Morocco has a relatively small population of 32 million, or about the same as California’s population of 33 million, and the two have in some ways, comparable targets for renewables — at least in terms of percentages, which makes for an interesting comparison.
California has a similar population as Morocco, and the state is one of the US leaders in the ambition of its utility-scale renewable development targets, with a plan to get 33% of its electricity from renewables by 2020.
Morocco is likewise a world leader among developing nations with a similar plan to get 38% of its electricity from solar alone, at a cost of $9 billion in investment. (Previous story: Morocco to Solar-Power Nearly Half its Kingdom)

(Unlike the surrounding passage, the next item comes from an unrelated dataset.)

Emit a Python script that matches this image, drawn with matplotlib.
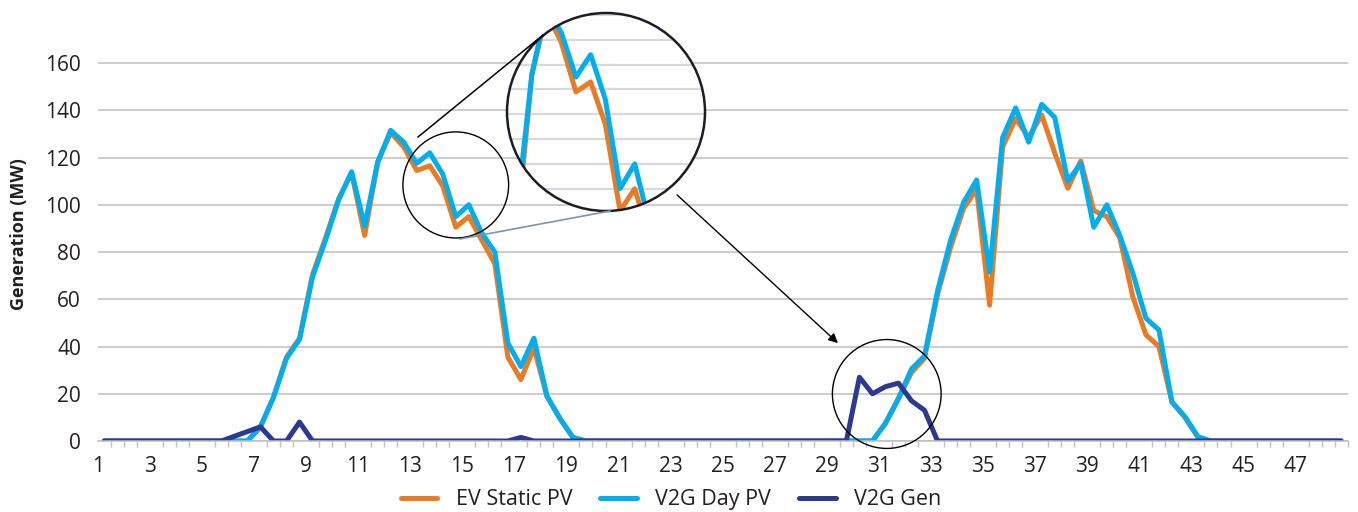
import numpy as np
import matplotlib.pyplot as plt
from matplotlib.patches import Circle, Ellipse, FancyArrowPatch
from matplotlib.lines import Line2D

plt.rcParams['font.family'] = ['Open Sans', 'DejaVu Sans']

# half-hourly periods over two days, axis labelled in hours 1, 3, 5 ...
periods = list(range(1, 97))
hour_labels = [str(h) for h in range(1, 48, 2)]

ev_static_pv = [
    0, 0, 0, 0, 0, 0, 0, 0, 0, 0, 0, 0, 6, 18.5, 35.5, 43.5,
    70.5, 86, 102.5, 113.5, 87, 118, 130.5, 124.5, 114.5, 116.5, 108, 90.5, 95, 85, 75, 35.5,
    26, 39.5, 19, 9.5, 1.5, 0, 0, 0, 0, 0, 0, 0, 0, 0, 0, 0,
    0, 0, 0, 0, 0, 0, 0, 0, 0, 0, 0, 0, 7.5, 18, 29, 35,
    62, 82, 98.5, 106.5, 57.5, 124.5, 136.5, 128.5, 138, 122, 107, 118.5, 97.5, 95, 86, 61,
    45, 40, 16.5, 10, 1.5, 0, 0, 0, 0, 0, 0, 0, 0, 0, 0, 0,
]
v2g_day_pv = [
    0, 0, 0, 0, 0, 0, 0, 0, 0, 0, 0, 0, 6, 18.5, 35, 43,
    69.5, 85, 102, 114, 91, 118, 131.5, 126.5, 117.5, 122, 113, 95, 100, 88, 80, 41.5,
    31.5, 43.5, 19, 9.5, 1.5, 0, 0, 0, 0, 0, 0, 0, 0, 0, 0, 0,
    0, 0, 0, 0, 0, 0, 0, 0, 0, 0, 0, 0, 7.5, 18, 30.5, 36,
    63.5, 85, 101, 110.5, 71.5, 128.5, 141, 126.5, 142.5, 137, 110, 117.5, 90.5, 100, 87, 71,
    52, 47, 16.5, 10.3, 1.8, 0, 0, 0, 0, 0, 0, 0, 0, 0, 0, 0,
]
v2g_gen = [
    0, 0, 0, 0, 0, 0, 0, 0, 0, 0, 2, 4, 6, 0, 0, 8,
    0, 0, 0, 0, 0, 0, 0, 0, 0, 0, 0, 0, 0, 0, 0, 0,
    1.5, 0, 0, 0, 0, 0, 0, 0, 0, 0, 0, 0, 0, 0, 0, 0,
    0, 0, 0, 0, 0, 0, 0, 0, 0, 0, 27, 20, 23, 24.5, 17, 13,
    0, 0, 0, 0, 0, 0, 0, 0, 0, 0, 0, 0, 0, 0, 0, 0,
    0, 0, 0, 0, 0, 0, 0, 0, 0, 0, 0, 0, 0, 0, 0, 0,
]

ORANGE = '#E97B25'
CYAN = '#00AEEF'
NAVY = '#2B3990'
GRID = '#BFBFBF'
TEXT = '#231F20'

W, H = 1358, 512


def px(x, y):
    """pixel position in the picture -> figure fraction"""
    return x / W, 1 - y / H


series = [
    (ev_static_pv, ORANGE, 'EV Static PV'),
    (v2g_day_pv, CYAN, 'V2G Day PV'),
    (v2g_gen, NAVY, 'V2G Gen'),
]

fig = plt.figure(figsize=(W / 100, H / 100), dpi=100)
ax = fig.add_axes([97.7 / W, 71 / H, 1250 / W, 413.4 / H])
x = np.arange(len(periods))

for vals, col, name in series:
    ax.plot(x, vals, color=col, lw=3.6, label=name, solid_capstyle='round')

ax.set_xlim(-0.5, len(periods) - 0.5)
ax.set_ylim(0, 175)
ax.set_yticks(range(0, 161, 20))
ax.yaxis.grid(True, color=GRID, lw=1.1)
ax.set_axisbelow(True)
for s in ['top', 'right', 'left']:
    ax.spines[s].set_visible(False)
ax.spines['bottom'].set_color(GRID)
ax.spines['bottom'].set_linewidth(1.1)

ax.set_xticks(np.arange(len(hour_labels)) * 4 - 0.5)
ax.set_xticklabels(hour_labels)
ax.set_xticks(np.arange(-0.5, len(periods), 1), minor=True)
ax.tick_params(axis='x', which='major', length=0, pad=11, labelsize=15, labelcolor=TEXT)
ax.tick_params(axis='x', which='minor', length=4, width=1, color=GRID)
ax.tick_params(axis='y', length=0, pad=12, labelsize=15, labelcolor=TEXT)
ax.set_ylabel('Generation (MW)', fontsize=13, fontweight='bold', color=TEXT, labelpad=12)

# small circles marking the zoomed region and the V2G discharge
ax.add_patch(Ellipse((27.0, 108.4), 8.12, 44.9, fill=False, ec='black', lw=1.0, clip_on=False, zorder=6))
ax.add_patch(Ellipse((60.1, 19.9), 8.35, 46.1, fill=False, ec='black', lw=1.0, clip_on=False, zorder=6))

# magnified view
ax_in = fig.add_axes([507 / W, (H - 211) / H, 198 / W, 198 / H])
ax_in.set_xlim(19.31, 32.78)
ax_in.set_ylim(90.5, 130.4)
ax_in.axis('off')
disk = Circle((0.5, 0.5), 0.5, transform=ax_in.transAxes, facecolor='white', edgecolor='none', zorder=0)
ax_in.add_patch(disk)
for v in range(95, 131, 5):
    gl = ax_in.axhline(v, color='#D9D9D9', lw=1.6, zorder=1)
    gl.set_clip_path(disk)
for vals, col, name in series[:2]:
    ln, = ax_in.plot(x, vals, color=col, lw=3.6, zorder=2)
    ln.set_clip_path(disk)
ax_in.add_patch(Circle((0.5, 0.5), 0.5, transform=ax_in.transAxes, fill=False,
                       edgecolor='#1C1C28', lw=1.8, clip_on=False, zorder=5))

# connector lines and arrow
fig.add_artist(Line2D(*zip(px(418, 137), px(543, 35)), transform=fig.transFigure, color='black', lw=1.1))
fig.add_artist(Line2D(*zip(px(460, 239), px(610, 211)), transform=fig.transFigure, color='#7F93AD', lw=1.2))
fig.add_artist(FancyArrowPatch(px(675, 193), px(840, 345), transform=fig.transFigure,
                               arrowstyle='-|>', mutation_scale=14, lw=1.0, color='black'))

fig.legend(loc='center', bbox_to_anchor=(0.494, 0.024), ncol=3, frameon=False, fontsize=15.5,
           handlelength=1.7, handletextpad=0.85, columnspacing=1.3, labelcolor=TEXT)

fig.savefig('out.png', dpi=100)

And Morocco plans to build 2,000 MW of wind power by 2020, and with this week’s bid for 850 MW of wind power — when added to a few hundred MW of wind already up and running, in the largest wind project in North Africa — will get it half way to the target.
However, in California, not just solar, but wind, geothermal, hydro, and bio energy are all included in this total. So Morocco’s targets for solar are more ambitious than similarly populated California’s, with 38% to come from solar alone. This means that a developing nation literally is the world leader in solar plans.
What makes the level of ambition even more extraordinary is that Morocco is chasing a very fast-moving target. It’s domestic demand is running far ahead of California’s 2% annual growth in demand. Morocco’s domestic demand is growing at 6%. (Originally, as I wrote here some time ago, its solar target was 42%, but its rapidly growing domestic demand has already set that coverage back a few percent — still extraordinary!)
In absolute megawatts, the comparison fails. For example, 2 GW (2,000 Megawatts) is enough to supply 40% of Morocco’s electricity needs. California added 3,000 Megawatts last year — mostly of wind power, but that provided a much tinier fraction of our usage.
Still, perhaps it is time to raise California’s target? There is no shortage of qualified developers wanting to supply it. When we put out our request for bids, for supplying 33% of our power from renewables by 2020, California had offers from solar and wind developers amounting to more than 100%.
Or perhaps some of the US renewable developers unable to get a project accepted in California should hop on a plane to attend the World Future Energy Summit being held in Abu Dhabi next week (Big Solar and Big Wind to Meet in Abu Dhabi) to bid on this 850 MW wind project and similar emerging economies’ projects.
Last year, the emerging economies outran the industrialized nations in installing new solar and wind projects, for the first time. Morocco is the world leader among these clean energy developing emerging economies. These are very, very large-scale projects, even for nations with large populations.